Processual structure of the finitude in hegelian logic* Estructura procesual de la finitud en la lógica hegeliana

2015 
In the “Logic of Being-there”, Chapter 2, Hegel discusses Finitude, beginning with a preamble wherein he advances the moments of the whole logical path. In a brief methodological recapitulation, he reaffirms that the first part of being-there (being there in general, quality and something) has a structure in which affirmative determination is dominant; whereas the second part of finitude (something and other, being-in-itself, being-for-other, determination, constitution and limit and something as finite) has a negative structure, that is, the negation of something is within itself, introducing the theme of otherness from the category of the other. What is the logical structure of something as finite? Something and other at the moment of limit show themselves as finite, since they both negate each other as the negation of negation.

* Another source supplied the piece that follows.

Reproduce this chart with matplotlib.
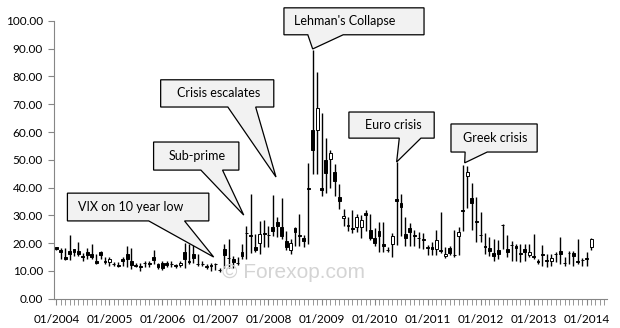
import matplotlib.pyplot as plt
from matplotlib.patches import Polygon

# monthly candles, first candle sits on the 01/2004 tick
opens = [18.5, 17.5, 15.1, 17.1, 17.9, 17.1, 15.5, 16.7, 16.0, 13.4, 16.9, 13.5,
         13.1, 12.6, 12.0, 14.3, 16.1, 13.7, 12.0, 11.7, 12.9, 12.9, 14.9, 12.5,
         12.7, 12.9, 12.6, 12.0, 12.1, 16.7, 13.5, 16.1, 12.6, 12.6, 11.4, 12.1,
         12.6, 10.5, 17.9, 14.7, 14.3, 12.9, 16.7, 23.7, 22.8, 18.7, 20.1, 23.6,
         23.1, 25.7, 27.5, 25.7, 20.9, 17.5, 25.4, 22.8, 21.9, 39.8, 60.7, 60.7,
         39.7, 49.9, 50.2, 45.5, 36.5, 29.1, 26.1, 25.4, 25.9, 25.9, 30.7, 24.6,
         21.8, 24.5, 19.8, 17.6, 19.8, 35.8, 34.5, 23.2, 25.3, 22.8, 21.9, 21.5,
         18.6, 18.7, 17.8, 17.4, 15.4, 18.2, 15.8, 22.6, 31.9, 44.3, 36.3, 27.8,
         23.1, 18.8, 18.3, 16.4, 17.5, 26.7, 17.9, 19.4, 19.1, 16.4, 17.9, 15.8,
         15.2, 13.4, 16.1, 13.8, 13.7, 16.2, 17.1, 13.0, 16.6, 16.6, 13.4, 14.0,
         14.6, 18.5]
highs = [18.7, 18.4, 18.1, 22.9, 18.0, 20.5, 16.5, 18.3, 19.8, 16.1, 17.0, 14.9,
         14.9, 13.1, 13.1, 14.9, 19.1, 18.1, 12.8, 12.8, 13.7, 13.7, 17.5, 12.9,
         13.7, 13.7, 13.7, 12.5, 13.7, 19.9, 19.7, 19.4, 16.1, 13.7, 12.5, 12.8,
         12.8, 11.2, 19.7, 21.5, 15.5, 14.9, 19.7, 26.3, 37.7, 23.3, 28.1, 28.5,
         26.3, 37.5, 29.3, 36.1, 24.5, 21.5, 25.7, 30.5, 23.0, 48.8, 89.6, 81.7,
         66.8, 57.8, 53.5, 48.6, 41.3, 32.3, 29.3, 32.0, 30.5, 30.0, 31.9, 30.5,
         25.3, 27.5, 27.5, 18.5, 23.5, 49.1, 37.7, 29.5, 27.3, 24.7, 24.1, 23.8,
         19.3, 20.5, 24.7, 31.3, 18.5, 18.9, 24.7, 25.9, 48.1, 47.8, 41.5, 36.5,
         31.1, 23.8, 22.1, 21.5, 21.2, 27.0, 23.0, 20.9, 19.7, 19.7, 19.7, 19.7,
         23.3, 14.3, 19.4, 16.1, 16.1, 16.7, 22.1, 14.9, 17.3, 17.3, 21.5, 14.6,
         16.7, 21.9]
lows = [17.5, 14.3, 13.9, 13.9, 15.4, 15.3, 13.7, 14.4, 14.3, 12.5, 14.4, 12.5,
        11.9, 11.9, 11.3, 11.9, 11.3, 10.7, 11.3, 9.9, 11.3, 11.3, 12.5, 10.7,
        10.4, 11.3, 11.3, 11.1, 11.3, 11.0, 12.5, 12.7, 11.9, 11.9, 10.7, 9.9,
        10.4, 9.7, 11.2, 11.2, 11.2, 12.2, 14.3, 14.3, 16.4, 16.7, 16.1, 18.5,
        18.5, 22.7, 22.1, 21.5, 17.5, 16.1, 19.1, 19.1, 18.5, 19.7, 44.9, 44.9,
        37.1, 37.9, 40.0, 37.1, 32.3, 26.3, 24.5, 23.7, 23.9, 22.0, 24.5, 21.0,
        18.8, 16.9, 16.9, 16.9, 15.1, 19.3, 22.4, 19.1, 19.1, 19.1, 18.1, 17.8,
        15.7, 15.7, 15.7, 16.6, 14.7, 15.7, 15.1, 15.7, 24.3, 32.5, 24.6, 20.3,
        20.3, 16.1, 15.2, 13.7, 14.3, 17.9, 14.9, 13.7, 13.7, 13.1, 13.7, 14.9,
        14.3, 12.5, 11.9, 11.3, 11.9, 13.1, 12.5, 11.9, 12.5, 11.9, 12.5, 11.9,
        11.9, 17.6]
closes = [17.9, 16.9, 14.4, 16.2, 16.8, 16.2, 14.9, 15.6, 15.0, 12.7, 15.9, 13.2,
          14.3, 12.4, 11.8, 13.7, 14.3, 12.3, 11.8, 11.5, 12.7, 12.5, 14.0, 11.3,
          11.1, 12.1, 12.4, 11.8, 12.7, 14.3, 13.2, 14.7, 12.4, 12.4, 11.6, 11.9,
          12.4, 10.3, 15.8, 14.5, 13.1, 12.7, 15.5, 23.5, 22.6, 17.5, 23.3, 23.4,
          22.9, 24.3, 26.3, 22.7, 18.7, 20.1, 23.9, 22.6, 20.7, 39.6, 53.5, 68.6,
          39.2, 45.3, 52.6, 42.5, 35.3, 29.9, 26.5, 25.1, 29.3, 28.4, 30.3, 22.0,
          20.2, 22.6, 19.0, 17.4, 22.6, 35.3, 32.9, 21.9, 23.9, 22.6, 21.7, 21.3,
          18.4, 17.8, 21.1, 17.2, 16.0, 16.3, 15.6, 24.1, 31.5, 45.5, 34.4, 27.5,
          22.9, 18.6, 17.1, 15.4, 16.1, 26.5, 16.7, 19.2, 18.3, 16.2, 16.7, 16.7,
          15.0, 13.2, 15.9, 13.6, 14.5, 16.0, 16.1, 12.8, 16.4, 15.5, 13.2, 13.8,
          14.4, 21.5]

year_labels = ["01/2004", "01/2005", "01/2006", "01/2007", "01/2008", "01/2009",
               "01/2010", "01/2011", "01/2012", "01/2013", "01/2014"]

# callouts: text, text x, box (x0, x1, y0, y1), tail base (xa, xb), tip (x, y)
callouts = [
    ("VIX on 10 year low", 4.8, (2.5, 34.5, 28.0, 38.0), (20.9, 29.0), (35.6, 15.0)),
    ("Sub-prime", 25.4, (22.0, 41.3, 46.3, 56.4), (32.7, 37.6), (42.4, 30.1)),
    ("Crisis escalates", 27.4, (23.6, 49.2, 69.0, 78.8), (38.8, 45.1), (49.7, 43.8)),
    ("Lehman's Collapse", 53.7, (51.5, 83.2, 95.0, 104.7), (56.9, 64.9), (58.0, 89.9)),
    ("Euro crisis", 69.8, (66.2, 85.5, 57.8, 67.2), (77.6, 82.5), (77.0, 49.2)),
    ("Greek crisis", 92.1, (89.3, 108.8, 52.8, 62.9), (92.5, 97.5), (92.4, 48.9)),
]

fig = plt.figure(figsize=(6.2, 3.28), dpi=100)
ax = fig.add_axes([0.087, 0.0893, 0.892, 0.847])

x = list(range(len(opens)))
ax.vlines(x, lows, highs, color="black", linewidth=1, zorder=2)
bottoms = [min(o, c) for o, c in zip(opens, closes)]
heights = [abs(c - o) for o, c in zip(opens, closes)]
colors = ["white" if c > o else "black" for o, c in zip(opens, closes)]
ax.bar(x, heights, bottom=bottoms, width=0.65, color=colors,
       edgecolor="black", linewidth=0.7, zorder=3)

ax.set_xlim(-0.55, 124.6)
ax.set_ylim(0, 100)
ax.set_yticks(range(0, 101, 10))
ax.set_yticklabels([f"{v:.2f}" for v in range(0, 101, 10)])
ax.set_xticks([12 * i for i in range(len(year_labels))])
ax.set_xticklabels(year_labels)
ax.set_xticks(range(0, 125), minor=True)

for s in ["top", "right"]:
    ax.spines[s].set_visible(False)
for s in ["left", "bottom"]:
    ax.spines[s].set_color("#868686")
ax.tick_params(axis="y", length=4, color="#868686", labelsize=8.5, pad=4)
ax.tick_params(axis="x", which="both", length=4, color="#868686", labelsize=8.5, pad=7)
for lab in ax.get_xticklabels() + ax.get_yticklabels():
    lab.set_family("Lato")

for text, tx, (x0, x1, y0, y1), (ba, bb), (px, py) in callouts:
    shape = [(x0, y0), (ba, y0), (px, py), (bb, y0), (x1, y0), (x1, y1), (x0, y1)]
    ax.add_patch(Polygon(shape, closed=True, facecolor="#f2f2f2", edgecolor="black",
                         linewidth=0.9, zorder=5, clip_on=False))
    ax.text(tx, (y0 + y1) / 2, text, ha="left", va="center", fontsize=9,
            family="Lato", zorder=6, clip_on=False)

fig.text(0.473, 0.168, "\u00a9 Forexop.com", ha="center", va="center", fontsize=15,
         color="#d4d4d4", family="Liberation Sans", zorder=0)

fig.savefig("out.png", dpi=100)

Then, the limit of something and other manifests itself as negation of negation, becoming contradictory and precarious. Hegel, in writing this dialectics of something and other, explains the objects in the world elaborating a new concept of substrate through the relationship between substrates and the idea of processuality, which dissolves the substrates and provides them with a new identity, substrates in movement of relationship and otherness. Whereas conventional thinking depicts the world as static substrates, dialectic thinking reveals the dimension of processuality in the world with meaning.